In any case, if the RAID 0 set you're talking about isn't your boot disk (which I gather it's not, if you have "uses for it with minimal fuss") then you can't really go wrong just by trying this out. Worst possible case is that one of the member drives will be misrecognized as a corrupted whole drive and "fixed" in a way that would mean you'd have to restore up to 4TB of stuff from backups, but given anything even vaguely resembling sane RAID design that's really quite unlikely; the most likely failure mode is simple non-recognition of the set and refusal to mount it.
posted by flabdablet at 7:41 PM on March 16, 2018


Response by poster: It’s not the boot disk, it’s just files. OS & apps are on their own drive.

So if it refused to mount in an enclosure, I should be able to put them back into the tower & have them recognized, as it’s old RAID 0 self, I gather, no harm done, if the enclosure doesn’t recognize them as a RAID.

I want to move the data a minimum of times, just to avoid possible corruption while copying, but I suppose since the advent of journaling, I should probably get over that concern. I lost a few semi-important files to corruption from a transfer many years ago & didn’t realize it until it was way too late.
posted by Devils Rancher at 8:01 PM on March 16, 2018


I suppose since the advent of journaling, I should probably get over that concern

Journaling addresses some of the kinds of corruption typically caused by power loss or unexpected drive removal, but it can't detect or fix data rot either at rest or during transfers. The ZFS filesystem does data rot detection automatically, but if you're not using ZFS you can do it by hand with short scripts built on find and shasum.
posted by flabdablet at 8:28 PM on March 16, 2018 [1 favorite]


Best answer: Just to be clear: I would not expect an enclosure that has its own inbuilt support for RAID 0 to stripe its drives and/or allocate its RAID metadata in the same way that OS X software RAID does. Any enclosure you use for this should simply expose the individual drives to the OS, letting the OS handle RAID assembly exactly as it would for drives mounted in the Mac's own bays.

Also, be prepared for software RAID 0 performance in a USB enclosure to be disappointing; some of them are really stupidly slow to arbitrate parallel requests across multiple disks.

In your shoes, I would absolutely be using the Mac's own inbuilt bays before reaching for the enclosure.
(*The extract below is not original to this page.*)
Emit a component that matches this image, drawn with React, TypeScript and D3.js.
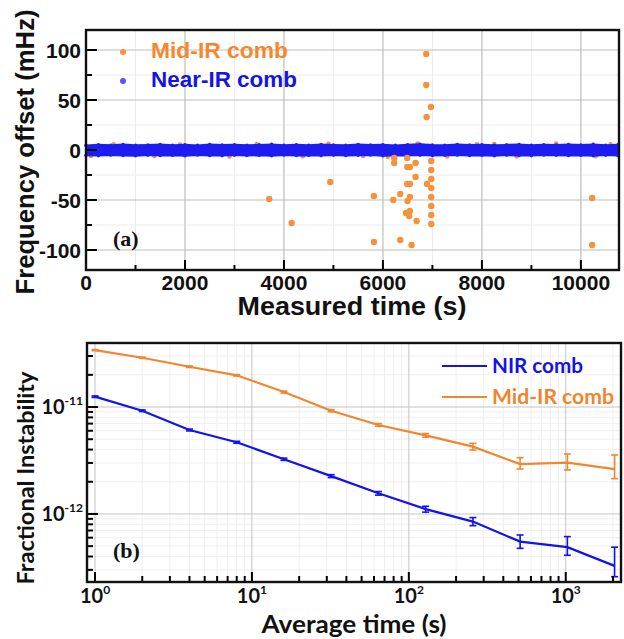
import * as d3 from 'd3'

// panel (a): measured time trace
const timeTicks = [0, 2000, 4000, 6000, 8000, 10000]
const timeMinor = [1000, 3000, 5000, 7000, 9000]
const offsetTicks = [-100, -50, 0, 50, 100]
const offsetMinor = [-75, -25, 25, 75]

// Mid-IR outliers (s, mHz)
const midOutT = [3703, 4155, 4936, 5818, 5818, 6208, 6228, 6228, 6350, 6350, 6491, 6491, 6491, 6497, 6545, 6545, 6545, 6545, 6465, 6531, 6579, 6660, 6660, 6680, 6875, 6875, 6883, 6970, 6889, 6976, 6976, 6976, 6976, 6976, 6976, 6976, 6976, 10228, 10228]
const midOutV = [-49, -73, -32, -46, -92, -50, -8, -13, -44, -90, -8, -17, -34, -51, -17, -34, -47, -61, -63, -66, -95, -13, -27, -71, 96, 65, 33, 43, -34, -11, -20, -29, -38, -47, -56, -65, -74, -48, -95]

// Mid-IR points peeking out of the Near-IR band
const midBandT = [100, 560, 1380, 1900, 2900, 3450, 4380, 4900, 5600, 6100, 6700, 7300, 7900, 8250, 8700, 9500, 10300, 10600]
const midBandV = [-6, 5.8, -6, 5.5, -6.5, 6, -6.3, 6.2, -6, -6.8, 6.4, -6.5, 5.8, 6, -6.5, 6.4, -6.3, 5.6]

// Near-IR band envelope (mHz)
const nirBandT = [0, 250, 500, 750, 1000, 1250, 1500, 1750, 2000, 2250, 2500, 2750, 3000, 3250, 3500, 3750, 4000, 4250, 4500, 4750, 5000, 5250, 5500, 5750, 6000, 6250, 6500, 6750, 7000, 7250, 7500, 7750, 8000, 8250, 8500, 8750, 9000, 9250, 9500, 9750, 10000, 10250, 10500, 10750]
const nirBandHi = [4.6, 5.2, 4.8, 5.4, 4.7, 5.0, 5.5, 4.8, 5.2, 4.6, 5.4, 4.9, 5.3, 4.7, 5.1, 5.6, 4.8, 5.2, 4.7, 5.4, 5.0, 4.8, 5.5, 4.9, 5.3, 4.6, 5.2, 5.7, 5.0, 4.8, 5.4, 4.9, 5.3, 4.7, 5.1, 5.5, 4.8, 5.2, 4.9, 5.4, 5.0, 5.6, 4.8, 5.2]
const nirBandLo = [-5.2, -5.6, -5.0, -5.4, -5.8, -5.1, -5.5, -5.2, -5.7, -5.0, -5.4, -5.6, -5.1, -5.5, -5.3, -5.7, -5.0, -5.4, -5.2, -5.6, -5.1, -5.5, -5.3, -5.0, -5.7, -5.2, -5.4, -5.1, -5.6, -5.3, -5.0, -5.5, -5.2, -5.7, -5.1, -5.4, -5.6, -5.0, -5.3, -5.5, -5.2, -5.7, -5.1, -5.4]

// panel (b): Allan deviation
const tau = [1, 2, 4, 8, 16, 32, 64, 128, 256, 512, 1024, 2048]
const midAdev = [3.41e-11, 2.89e-11, 2.38e-11, 1.98e-11, 1.38e-11, 9.24e-12, 6.79e-12, 5.43e-12, 4.26e-12, 2.93e-12, 3.02e-12, 2.63e-12]
const midHi = [3.45e-11, 2.93e-11, 2.42e-11, 2.01e-11, 1.41e-11, 9.45e-12, 7.0e-12, 5.65e-12, 4.58e-12, 3.36e-12, 3.64e-12, 3.56e-12]
const midLo = [3.37e-11, 2.85e-11, 2.34e-11, 1.95e-11, 1.35e-11, 9.03e-12, 6.6e-12, 5.22e-12, 3.96e-12, 2.63e-12, 2.58e-12, 2.14e-12]
const nirAdev = [1.25e-11, 9.24e-12, 6.1e-12, 4.68e-12, 3.25e-12, 2.26e-12, 1.56e-12, 1.11e-12, 8.48e-13, 5.51e-13, 4.89e-13, 3.27e-13]
const nirHi = [1.27e-11, 9.4e-12, 6.22e-12, 4.78e-12, 3.33e-12, 2.33e-12, 1.62e-12, 1.18e-12, 9.25e-13, 6.36e-13, 6.14e-13, 4.89e-13]
const nirLo = [1.23e-11, 9.08e-12, 5.98e-12, 4.58e-12, 3.17e-12, 2.19e-12, 1.5e-12, 1.04e-12, 7.77e-13, 4.77e-13, 4.11e-13, 2.59e-13]
const tauDecades = [1, 10, 100, 1000]
const tauExp = ['0', '1', '2', '3']
const adevDecades = [1e-11, 1e-12]
const adevExp = ['-11', '-12']

const ORANGE = '#f7923c'
const BLUE = '#1d1df2'
const LINE_BLUE = '#1212f0'
const LINE_ORANGE = '#f0872e'
const ARIAL = '"Liberation Sans", Arial, sans-serif'
const CALIBRI = 'Lato, "Open Sans", sans-serif'

const App = () => {
	// ---------------- panel (a) scales
	const xA = d3.scaleLinear().domain([0, 10770]).range([86, 619])
	const yA = d3.scaleLinear().domain([-120, 120]).range([270, 30])
	const [aL, aR] = xA.range()
	const [aB, aT] = yA.range()

	const band = d3
		.area<number>()
		.x((d, i) => xA(nirBandT[i]))
		.y0((d, i) => yA(nirBandLo[i]))
		.y1((d, i) => yA(nirBandHi[i]))
		.curve(d3.curveLinear)

	// ---------------- panel (b) scales
	const xB = d3.scaleLog().domain([0.889, 2250]).range([87, 621])
	const yB = d3.scaleLog().domain([2.31e-13, 3.97e-11]).range([582, 343])
	const [bL, bR] = xB.range()
	const [bB, bT] = yB.range()

	const tauMinor: number[] = []
	;[1, 10, 100, 1000].forEach((d) => {
		for (let k = 2; k <= 9; k++) if (d * k < 2250) tauMinor.push(d * k)
	})
	const adevMinor: number[] = []
	;[1e-13, 1e-12, 1e-11].forEach((d) => {
		for (let k = 2; k <= 9; k++) {
			const v = d * k
			if (v > 2.31e-13 && v < 3.97e-11) adevMinor.push(v)
		}
	})

	const line = d3
		.line<number>()
		.x((d, i) => xB(tau[i]))
		.y((d) => yB(d))

	const errBars = (vals: number[], hi: number[], lo: number[], color: string) =>
		vals.map((v, i) => {
			const x = xB(tau[i])
			return (
				<g key={i} stroke={color} strokeWidth={1.6}>
					<line x1={x} x2={x} y1={yB(hi[i])} y2={yB(lo[i])} />
					<line x1={x - 3.5} x2={x + 3.5} y1={yB(hi[i])} y2={yB(hi[i])} />
					<line x1={x - 3.5} x2={x + 3.5} y1={yB(lo[i])} y2={yB(lo[i])} />
				</g>
			)
		})

	return (
		<svg width={624} height={639} style={{ position: 'absolute', left: 0, top: 0, background: '#fff' }}>
			{/* ================= panel (a) ================= */}
			<g>
				{timeMinor.map((t) => (
					<line key={'gm' + t} x1={xA(t)} x2={xA(t)} y1={aT} y2={aB} stroke="#ececec" strokeWidth={1} />
				))}
				{offsetMinor.map((v) => (
					<line key={'gmy' + v} x1={aL} x2={aR} y1={yA(v)} y2={yA(v)} stroke="#ececec" strokeWidth={1} />
				))}
				{timeTicks.map((t) => (
					<line key={'g' + t} x1={xA(t)} x2={xA(t)} y1={aT} y2={aB} stroke="#bdbdbd" strokeWidth={1.2} />
				))}
				{offsetTicks.map((v) => (
					<line key={'gy' + v} x1={aL} x2={aR} y1={yA(v)} y2={yA(v)} stroke="#bdbdbd" strokeWidth={1.2} />
				))}

				{/* mid-IR points in band */}
				{midBandT.map((t, i) => (
					<circle key={'mb' + i} cx={xA(t)} cy={yA(midBandV[i])} r={2.3} fill={ORANGE} />
				))}
				{/* near-IR band */}
				<path d={band(nirBandT) || ''} fill={BLUE} stroke={BLUE} strokeWidth={2} strokeLinejoin="round" />
				{nirBandT.map((t, i) => (
					<g key={'nb' + i} fill={BLUE}>
						<circle cx={xA(t)} cy={yA(nirBandHi[i])} r={1.8} />
						<circle cx={xA(t)} cy={yA(nirBandLo[i])} r={1.8} />
					</g>
				))}
				{/* mid-IR outliers */}
				{midOutT.map((t, i) => (
					<circle key={'mo' + i} cx={xA(t)} cy={yA(midOutV[i])} r={3.2} fill={ORANGE} />
				))}

				{/* ticks */}
				{timeTicks.map((t) => (
					<line key={'tx' + t} x1={xA(t)} x2={xA(t)} y1={aB} y2={aB - 10} stroke="#000" strokeWidth={2} />
				))}
				{timeMinor.map((t) => (
					<line key={'tmx' + t} x1={xA(t)} x2={xA(t)} y1={aB} y2={aB - 5} stroke="#000" strokeWidth={2} />
				))}
				{offsetTicks.map((v) => (
					<line key={'ty' + v} x1={aL} x2={aL + 11} y1={yA(v)} y2={yA(v)} stroke="#000" strokeWidth={2} />
				))}
				{offsetMinor.map((v) => (
					<line key={'tmy' + v} x1={aL} x2={aL + 6} y1={yA(v)} y2={yA(v)} stroke="#000" strokeWidth={2} />
				))}
				<rect x={aL} y={aT} width={aR - aL} height={aB - aT} fill="none" stroke="#111" strokeWidth={2.4} />

				{/* tick labels */}
				<g fontFamily={ARIAL} fontWeight="bold" fontSize={21} fill="#111">
					{timeTicks.map((t) => (
						<text key={'lx' + t} x={xA(t)} y={aB + 20} textAnchor="middle">
							{t}
						</text>
					))}
					{offsetTicks.map((v) => (
						<text key={'ly' + v} x={81} y={yA(v) + 7.5} textAnchor="end">
							{v}
						</text>
					))}
				</g>
				<text x={352} y={315} textAnchor="middle" fontFamily={ARIAL} fontWeight="bold" fontSize={25} textLength={229} lengthAdjust="spacingAndGlyphs" fill="#111">
					Measured time (s)
				</text>
				<text transform="translate(34,152) rotate(-90)" textAnchor="middle" fontFamily={ARIAL} fontWeight="bold" fontSize={25} textLength={285} lengthAdjust="spacingAndGlyphs" fill="#111">
					Frequency offset (mHz)
				</text>

				{/* legend */}
				<circle cx={123} cy={52} r={3} fill={ORANGE} />
				<circle cx={123} cy={81} r={3} fill={BLUE} opacity={0.75} />
				<g fontFamily={ARIAL} fontWeight="bold" fontSize={22}>
					<text x={151} y={58} fill="#f5882c" textLength={137} lengthAdjust="spacingAndGlyphs">
						Mid-IR comb
					</text>
					<text x={151} y={87} fill="#1414e6" textLength={146} lengthAdjust="spacingAndGlyphs">
						Near-IR comb
					</text>
				</g>
				<text x={113} y={246} fontFamily='"Liberation Serif", "Times New Roman", serif' fontWeight="bold" fontSize={22} fill="#111">
					(a)
				</text>
			</g>

			{/* ================= panel (b) ================= */}
			<g>
				{tauMinor.map((t) => (
					<line key={'bgm' + t} x1={xB(t)} x2={xB(t)} y1={bT} y2={bB} stroke="#efefef" strokeWidth={1} />
				))}
				{adevMinor.map((v) => (
					<line key={'bgmy' + v} x1={bL} x2={bR} y1={yB(v)} y2={yB(v)} stroke="#efefef" strokeWidth={1} />
				))}
				{tauDecades.map((t) => (
					<line key={'bg' + t} x1={xB(t)} x2={xB(t)} y1={bT} y2={bB} stroke="#c4c4c4" strokeWidth={1} />
				))}
				{adevDecades.map((v) => (
					<line key={'bgy' + v} x1={bL} x2={bR} y1={yB(v)} y2={yB(v)} stroke="#c4c4c4" strokeWidth={1} />
				))}

				<path d={line(midAdev) || ''} fill="none" stroke={LINE_ORANGE} strokeWidth={2.2} />
				{errBars(midAdev, midHi, midLo, LINE_ORANGE)}
				<path d={line(nirAdev) || ''} fill="none" stroke={LINE_BLUE} strokeWidth={2.2} />
				{errBars(nirAdev, nirHi, nirLo, LINE_BLUE)}

				{/* ticks */}
				{tauDecades.map((t) => (
					<line key={'btx' + t} x1={xB(t)} x2={xB(t)} y1={bB} y2={bB - 10} stroke="#000" strokeWidth={2} />
				))}
				{tauMinor.map((t) => (
					<line key={'btm' + t} x1={xB(t)} x2={xB(t)} y1={bB} y2={bB - 6} stroke="#000" strokeWidth={2} />
				))}
				{adevDecades.map((v) => (
					<line key={'bty' + v} x1={bL} x2={bL + 11} y1={yB(v)} y2={yB(v)} stroke="#000" strokeWidth={2} />
				))}
				{adevMinor.map((v) => (
					<line key={'btmy' + v} x1={bL} x2={bL + 6} y1={yB(v)} y2={yB(v)} stroke="#000" strokeWidth={2} />
				))}
				<rect x={bL} y={bT} width={bR - bL} height={bB - bT} fill="none" stroke="#111" strokeWidth={2.4} />

				{/* tick labels */}
				<g fontFamily={CALIBRI} fontWeight="bold" fontSize={20} fill="#111">
					{tauDecades.map((t, i) => (
						<text key={'blx' + t} x={xB(t)} y={603} textAnchor="middle">
							<tspan>10</tspan>
							<tspan dy={-9} fontSize={12}>
								{tauExp[i]}
							</tspan>
						</text>
					))}
					{adevDecades.map((v, i) => (
						<text key={'bly' + v} x={83} y={yB(v) + 7} textAnchor="end">
							<tspan>10</tspan>
							<tspan dy={-9} fontSize={12}>
								{adevExp[i]}
							</tspan>
						</text>
					))}
				</g>
				<text x={354} y={633} textAnchor="middle" fontFamily={CALIBRI} fontWeight="bold" fontSize={24} textLength={185} lengthAdjust="spacingAndGlyphs" fill="#111">
					Average time (s)
				</text>
				<text transform="translate(34,478) rotate(-90)" textAnchor="middle" fontFamily={CALIBRI} fontWeight="bold" fontSize={23} textLength={213} lengthAdjust="spacingAndGlyphs" fill="#111">
					Fractional Instability
				</text>

				{/* legend */}
				<line x1={442} x2={487} y1={366} y2={366} stroke={LINE_BLUE} strokeWidth={2.2} />
				<line x1={442} x2={487} y1={397} y2={397} stroke={LINE_ORANGE} strokeWidth={2.2} />
				<g fontFamily={CALIBRI} fontWeight="bold" fontSize={21}>
					<text x={492} y={373} fill="#1212ee" textLength={91} lengthAdjust="spacingAndGlyphs">
						NIR comb
					</text>
					<text x={492} y={404} fill="#f0852d" textLength={122} lengthAdjust="spacingAndGlyphs">
						Mid-IR comb
					</text>
				</g>
				<text x={113} y={558} fontFamily='"Liberation Serif", "Times New Roman", serif' fontWeight="bold" fontSize={22} fill="#111">
					(b)
				</text>
			</g>
		</svg>
	)
}

export default App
Alternatively, I'd pull the drives and use either a disk duplicating dock or a live Linux boot disk and ddrescue to image them individually onto new drives. As long as I used a method that simply made a bit-identical copy of the original disks at the block level, I can think of no reason why the clones should refuse to assemble into a new RAID 0 array identical to the original.
posted by flabdablet at 11:23 PM on March 16, 2018


Response by poster: Ok, sounds like sticking 2 new 3 or 4 TB drives in the extra bays & doing a clone from the old RAID while they’re still in the machine is the best option. Carbon Copy Cloner has always done well for me as far as getting a reliable bit-for-bit copy, then I can pull the old drives & re-format them.

Thanks!

Still curious- if you took a software RAID out of one Mac Pro & stuck it in another Mac Pro, would it mount & function? Thinking about eventually replacing this 2008 with a 2012 since they just dropped support for the 2008 with Logic.
posted by Devils Rancher at 6:15 AM on March 17, 2018


Best answer: if you took a software RAID out of one Mac Pro & stuck it in another Mac Pro, would it mount & function?

Again, I have no specific experience with Macs to back this up, but having used assorted kinds of RAID for some years I can think of no reason to doubt that it would.
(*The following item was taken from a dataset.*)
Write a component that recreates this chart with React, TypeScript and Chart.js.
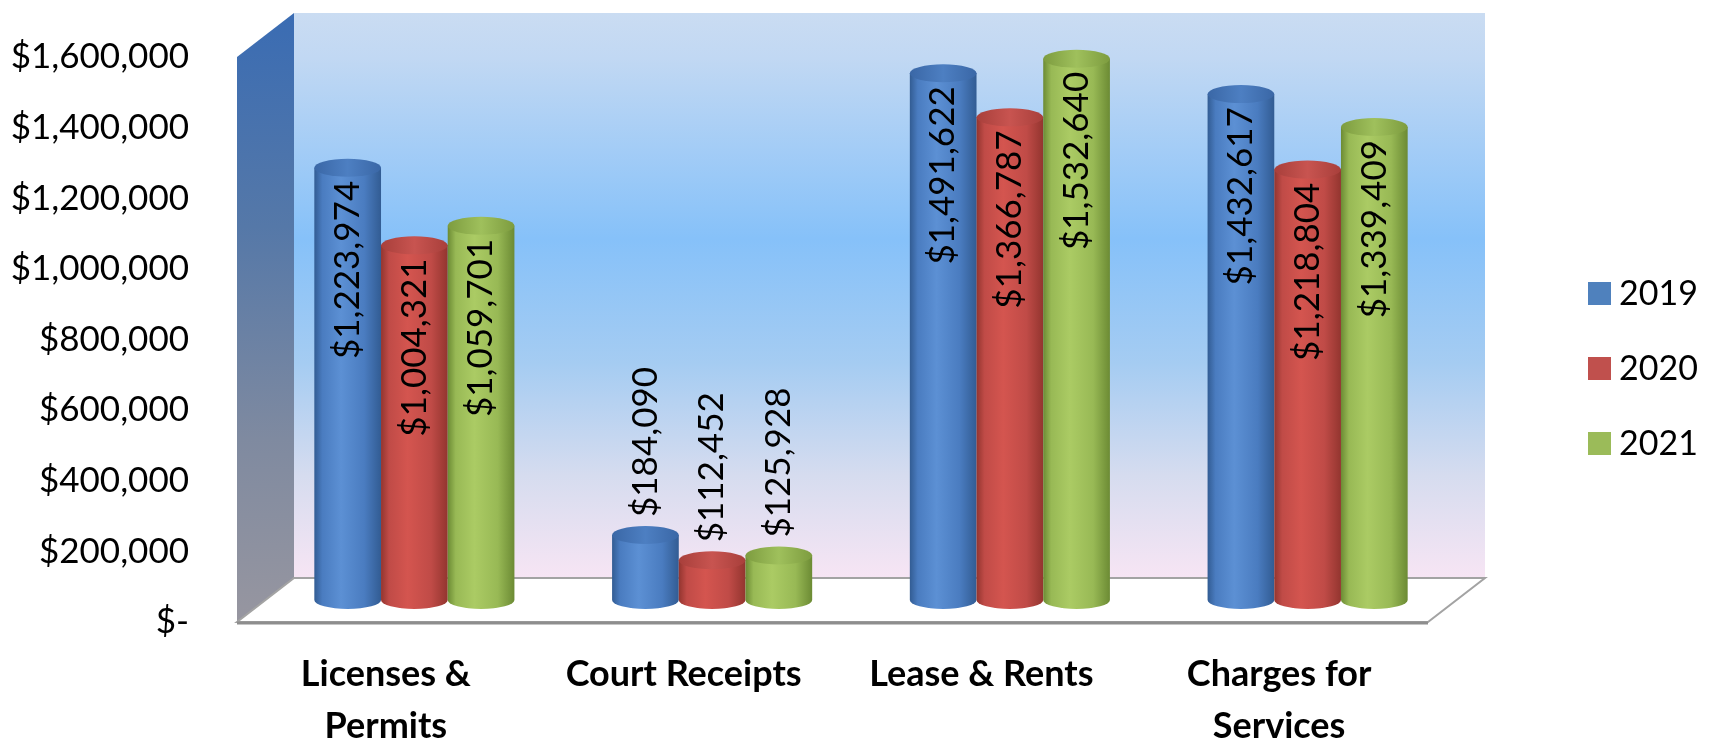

RAID sets generally work by reserving a little bit of space on each of the member disks for RAID metadata, which describes stuff like how many disks comprise the array, what flavour of RAID it is, exactly how the logical blocks that the overall array presents to the OS will be spread across the member disks, and this particular member's relationship to the array as a whole.

There is no standard format for RAID metadata. In particular, there is no agreement across implementations even about such basic things as whereabouts on the disk it should go. Sane implementations will structure and place the metadata in such a way as to make a RAID member disk highly unlikely to be mistaken for one that's been partitioned for stand-alone use, but there are many insane implementations.

This is why I would not expect a hardware RAID controller such as the one you'd find inside a typical RAID-capable disk enclosure to be able to assemble an array from member disks whose metadata was created by OS X software RAID; such a controller might not even recognize the existence of the OS X metadata, mistake your newly installed disk for a new blank one, and go on to corrupt it in the process of writing out RAID metadata in its own format. This is why I strongly prefer non-RAID-capable enclosures for this kind of thing.

But I would expect any version of OS X to understand RAID metadata written by OS X on some other Mac, and would also expect it to work with RAID metadata written by earlier versions of OS X. Apple occasionally fucks up, but I don't think they'd fuck up anything as basic as that.
posted by flabdablet at 7:12 PM on March 17, 2018


Best answer: Carbon Copy Cloner has always done well for me as far as getting a reliable bit-for-bit copy, then I can pull the old drives & re-format them.

If you're going to do all of this in the Mac's own bays then I would recommend creating the new RAID array first, then using CCC to clone the old array to the new one as a whole, rather than cloning individual member disks. That way, the new array will have its own unique ID in its RAID metadata, and there will be no possibility that the OS could mix up old and new member disks on any subsequent reassembly, as could easily happen after cloning individual member disks.

Also, given that the stated aim of replacing your existing array is doubts about the ongoing reliability of the drives, I would recommend not reformatting the old drives after cloning. Just put them away in a drawer instead. This gives you some chance of recovering at least something after a perfect storm of fuckery overwhelms your usual backup strategy two years from now.